--- Start of STORED RECORDS ---

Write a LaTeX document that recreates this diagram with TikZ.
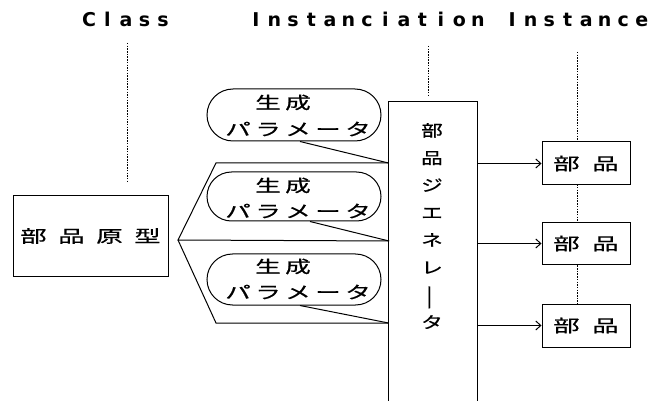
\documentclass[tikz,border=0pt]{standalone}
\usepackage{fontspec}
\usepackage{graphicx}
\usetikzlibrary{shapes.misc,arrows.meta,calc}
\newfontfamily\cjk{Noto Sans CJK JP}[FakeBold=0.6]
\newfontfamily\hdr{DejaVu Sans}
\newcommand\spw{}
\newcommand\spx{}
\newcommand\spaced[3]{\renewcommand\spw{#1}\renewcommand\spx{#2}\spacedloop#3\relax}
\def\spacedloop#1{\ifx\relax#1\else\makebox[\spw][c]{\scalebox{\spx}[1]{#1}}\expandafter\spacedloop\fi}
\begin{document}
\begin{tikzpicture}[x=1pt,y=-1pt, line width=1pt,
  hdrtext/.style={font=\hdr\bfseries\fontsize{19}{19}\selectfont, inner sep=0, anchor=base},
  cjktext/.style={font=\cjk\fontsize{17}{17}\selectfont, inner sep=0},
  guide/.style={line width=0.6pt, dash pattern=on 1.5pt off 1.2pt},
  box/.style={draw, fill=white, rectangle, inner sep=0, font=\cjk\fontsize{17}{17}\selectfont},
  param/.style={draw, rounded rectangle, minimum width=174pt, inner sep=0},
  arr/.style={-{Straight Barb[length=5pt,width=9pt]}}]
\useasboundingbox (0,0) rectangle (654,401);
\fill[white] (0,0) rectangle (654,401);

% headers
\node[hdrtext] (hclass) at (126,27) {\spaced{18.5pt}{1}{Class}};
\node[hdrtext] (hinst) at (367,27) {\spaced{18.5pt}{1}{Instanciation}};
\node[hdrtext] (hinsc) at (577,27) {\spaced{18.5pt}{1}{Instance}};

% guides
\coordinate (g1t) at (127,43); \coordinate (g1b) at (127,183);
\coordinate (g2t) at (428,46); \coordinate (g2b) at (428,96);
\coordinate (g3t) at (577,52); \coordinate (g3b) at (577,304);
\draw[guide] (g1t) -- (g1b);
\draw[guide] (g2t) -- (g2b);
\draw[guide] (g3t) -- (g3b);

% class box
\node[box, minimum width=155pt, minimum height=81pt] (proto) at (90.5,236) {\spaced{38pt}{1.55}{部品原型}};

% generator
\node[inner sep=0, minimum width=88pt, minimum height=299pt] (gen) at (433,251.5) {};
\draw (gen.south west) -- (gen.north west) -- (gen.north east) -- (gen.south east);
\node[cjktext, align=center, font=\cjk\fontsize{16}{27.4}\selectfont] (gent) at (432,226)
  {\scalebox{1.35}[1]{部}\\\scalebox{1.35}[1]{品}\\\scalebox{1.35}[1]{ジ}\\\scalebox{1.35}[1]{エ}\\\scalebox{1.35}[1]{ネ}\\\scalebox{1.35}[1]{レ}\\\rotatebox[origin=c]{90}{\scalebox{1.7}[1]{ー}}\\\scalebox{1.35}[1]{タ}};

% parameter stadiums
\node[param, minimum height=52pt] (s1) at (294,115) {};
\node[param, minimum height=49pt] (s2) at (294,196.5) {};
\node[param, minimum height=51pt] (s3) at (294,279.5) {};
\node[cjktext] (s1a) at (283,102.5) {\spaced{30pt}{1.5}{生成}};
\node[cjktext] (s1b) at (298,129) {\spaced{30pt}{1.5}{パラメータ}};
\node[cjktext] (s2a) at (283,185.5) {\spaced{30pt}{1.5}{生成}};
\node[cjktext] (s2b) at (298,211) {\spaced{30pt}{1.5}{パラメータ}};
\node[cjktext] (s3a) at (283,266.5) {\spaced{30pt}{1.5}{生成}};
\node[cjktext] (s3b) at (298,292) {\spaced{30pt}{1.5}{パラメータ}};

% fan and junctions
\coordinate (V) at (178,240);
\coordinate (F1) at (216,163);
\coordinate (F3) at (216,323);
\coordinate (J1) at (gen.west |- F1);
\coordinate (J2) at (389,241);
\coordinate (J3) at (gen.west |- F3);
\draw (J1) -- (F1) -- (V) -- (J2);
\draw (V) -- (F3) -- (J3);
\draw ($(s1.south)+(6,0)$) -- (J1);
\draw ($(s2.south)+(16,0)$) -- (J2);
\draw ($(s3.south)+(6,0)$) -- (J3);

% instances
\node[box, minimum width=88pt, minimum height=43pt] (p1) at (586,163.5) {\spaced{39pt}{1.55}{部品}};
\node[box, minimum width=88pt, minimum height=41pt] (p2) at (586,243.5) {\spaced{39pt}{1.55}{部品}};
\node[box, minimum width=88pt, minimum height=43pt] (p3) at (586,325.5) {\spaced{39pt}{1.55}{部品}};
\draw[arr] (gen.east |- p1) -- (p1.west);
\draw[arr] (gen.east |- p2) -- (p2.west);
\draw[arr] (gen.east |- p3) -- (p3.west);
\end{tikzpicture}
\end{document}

--- End of STORED RECORDS ---
--- Start of STORED RECORDS ---

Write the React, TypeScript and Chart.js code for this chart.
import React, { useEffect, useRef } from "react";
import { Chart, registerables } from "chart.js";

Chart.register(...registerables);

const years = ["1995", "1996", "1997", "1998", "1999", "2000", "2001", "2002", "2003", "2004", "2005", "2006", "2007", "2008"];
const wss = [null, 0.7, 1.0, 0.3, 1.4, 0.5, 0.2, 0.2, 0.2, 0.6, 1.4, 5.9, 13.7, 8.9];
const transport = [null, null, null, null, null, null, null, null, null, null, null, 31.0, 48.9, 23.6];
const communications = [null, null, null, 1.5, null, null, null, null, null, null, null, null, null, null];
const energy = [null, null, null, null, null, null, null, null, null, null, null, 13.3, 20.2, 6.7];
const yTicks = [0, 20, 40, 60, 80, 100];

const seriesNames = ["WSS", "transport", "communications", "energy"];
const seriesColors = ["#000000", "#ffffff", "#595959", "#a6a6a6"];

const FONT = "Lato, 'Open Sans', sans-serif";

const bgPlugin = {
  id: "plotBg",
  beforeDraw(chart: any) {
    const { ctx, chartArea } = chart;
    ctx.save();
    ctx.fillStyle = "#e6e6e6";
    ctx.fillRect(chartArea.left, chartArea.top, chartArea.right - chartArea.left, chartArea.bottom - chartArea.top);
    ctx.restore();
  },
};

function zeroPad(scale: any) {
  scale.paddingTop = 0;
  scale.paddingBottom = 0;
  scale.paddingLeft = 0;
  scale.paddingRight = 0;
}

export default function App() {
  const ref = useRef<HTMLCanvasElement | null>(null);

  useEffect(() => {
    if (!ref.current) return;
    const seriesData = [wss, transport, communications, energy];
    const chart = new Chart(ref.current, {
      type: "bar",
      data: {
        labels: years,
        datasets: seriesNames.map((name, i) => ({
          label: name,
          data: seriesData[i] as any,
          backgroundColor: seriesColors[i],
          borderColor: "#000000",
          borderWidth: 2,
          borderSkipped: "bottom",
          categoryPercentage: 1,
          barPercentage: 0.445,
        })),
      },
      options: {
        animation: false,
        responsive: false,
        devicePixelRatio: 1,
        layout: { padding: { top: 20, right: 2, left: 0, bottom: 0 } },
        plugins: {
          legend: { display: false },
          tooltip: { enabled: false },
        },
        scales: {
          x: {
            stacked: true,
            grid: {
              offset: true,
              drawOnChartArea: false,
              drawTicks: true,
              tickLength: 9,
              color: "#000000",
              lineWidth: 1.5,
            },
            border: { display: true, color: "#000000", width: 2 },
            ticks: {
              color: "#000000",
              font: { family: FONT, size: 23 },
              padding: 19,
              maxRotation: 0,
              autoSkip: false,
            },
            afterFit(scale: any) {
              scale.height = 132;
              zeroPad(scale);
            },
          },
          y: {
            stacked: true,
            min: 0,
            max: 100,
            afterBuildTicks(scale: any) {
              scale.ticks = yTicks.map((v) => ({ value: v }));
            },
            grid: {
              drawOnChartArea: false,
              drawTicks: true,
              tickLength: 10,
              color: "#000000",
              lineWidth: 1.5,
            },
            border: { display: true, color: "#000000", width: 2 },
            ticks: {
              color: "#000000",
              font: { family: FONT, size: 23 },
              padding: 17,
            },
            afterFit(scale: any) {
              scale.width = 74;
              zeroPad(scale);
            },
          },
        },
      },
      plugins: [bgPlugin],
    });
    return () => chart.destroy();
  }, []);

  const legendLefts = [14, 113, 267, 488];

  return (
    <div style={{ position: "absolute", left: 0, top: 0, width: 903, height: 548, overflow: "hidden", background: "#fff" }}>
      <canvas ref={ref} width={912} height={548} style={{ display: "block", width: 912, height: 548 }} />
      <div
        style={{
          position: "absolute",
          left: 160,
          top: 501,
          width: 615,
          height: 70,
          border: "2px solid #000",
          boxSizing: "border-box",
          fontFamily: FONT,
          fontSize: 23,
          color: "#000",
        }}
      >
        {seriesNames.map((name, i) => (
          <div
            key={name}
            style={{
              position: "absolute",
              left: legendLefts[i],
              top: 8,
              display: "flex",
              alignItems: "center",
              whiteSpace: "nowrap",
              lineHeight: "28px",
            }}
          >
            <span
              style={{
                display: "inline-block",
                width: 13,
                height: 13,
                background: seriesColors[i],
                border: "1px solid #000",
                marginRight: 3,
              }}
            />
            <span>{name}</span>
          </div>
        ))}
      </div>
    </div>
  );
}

--- End of STORED RECORDS ---

## WRITTEN PROBLEM:
Repeat only the lines from the one with "Write a LaTeX" down to the one with "minimum width=155pt, minimum", word for word and both included, and leave the pictures out.

## ANSWER TO THE TASK:
Write a LaTeX document that recreates this diagram with TikZ.
\documentclass[tikz,border=0pt]{standalone}
\usepackage{fontspec}
\usepackage{graphicx}
\usetikzlibrary{shapes.misc,arrows.meta,calc}
\newfontfamily\cjk{Noto Sans CJK JP}[FakeBold=0.6]
\newfontfamily\hdr{DejaVu Sans}
\newcommand\spw{}
\newcommand\spx{}
\newcommand\spaced[3]{\renewcommand\spw{#1}\renewcommand\spx{#2}\spacedloop#3\relax}
\def\spacedloop#1{\ifx\relax#1\else\makebox[\spw][c]{\scalebox{\spx}[1]{#1}}\expandafter\spacedloop\fi}
\begin{document}
\begin{tikzpicture}[x=1pt,y=-1pt, line width=1pt,
  hdrtext/.style={font=\hdr\bfseries\fontsize{19}{19}\selectfont, inner sep=0, anchor=base},
  cjktext/.style={font=\cjk\fontsize{17}{17}\selectfont, inner sep=0},
  guide/.style={line width=0.6pt, dash pattern=on 1.5pt off 1.2pt},
  box/.style={draw, fill=white, rectangle, inner sep=0, font=\cjk\fontsize{17}{17}\selectfont},
  param/.style={draw, rounded rectangle, minimum width=174pt, inner sep=0},
  arr/.style={-{Straight Barb[length=5pt,width=9pt]}}]
\useasboundingbox (0,0) rectangle (654,401);
\fill[white] (0,0) rectangle (654,401);

% headers
\node[hdrtext] (hclass) at (126,27) {\spaced{18.5pt}{1}{Class}};
\node[hdrtext] (hinst) at (367,27) {\spaced{18.5pt}{1}{Instanciation}};
\node[hdrtext] (hinsc) at (577,27) {\spaced{18.5pt}{1}{Instance}};

% guides
\coordinate (g1t) at (127,43); \coordinate (g1b) at (127,183);
\coordinate (g2t) at (428,46); \coordinate (g2b) at (428,96);
\coordinate (g3t) at (577,52); \coordinate (g3b) at (577,304);
\draw[guide] (g1t) -- (g1b);
\draw[guide] (g2t) -- (g2b);
\draw[guide] (g3t) -- (g3b);

% class box
\node[box, minimum width=155pt, minimum height=81pt] (proto) at (90.5,236) {\spaced{38pt}{1.55}{部品原型}};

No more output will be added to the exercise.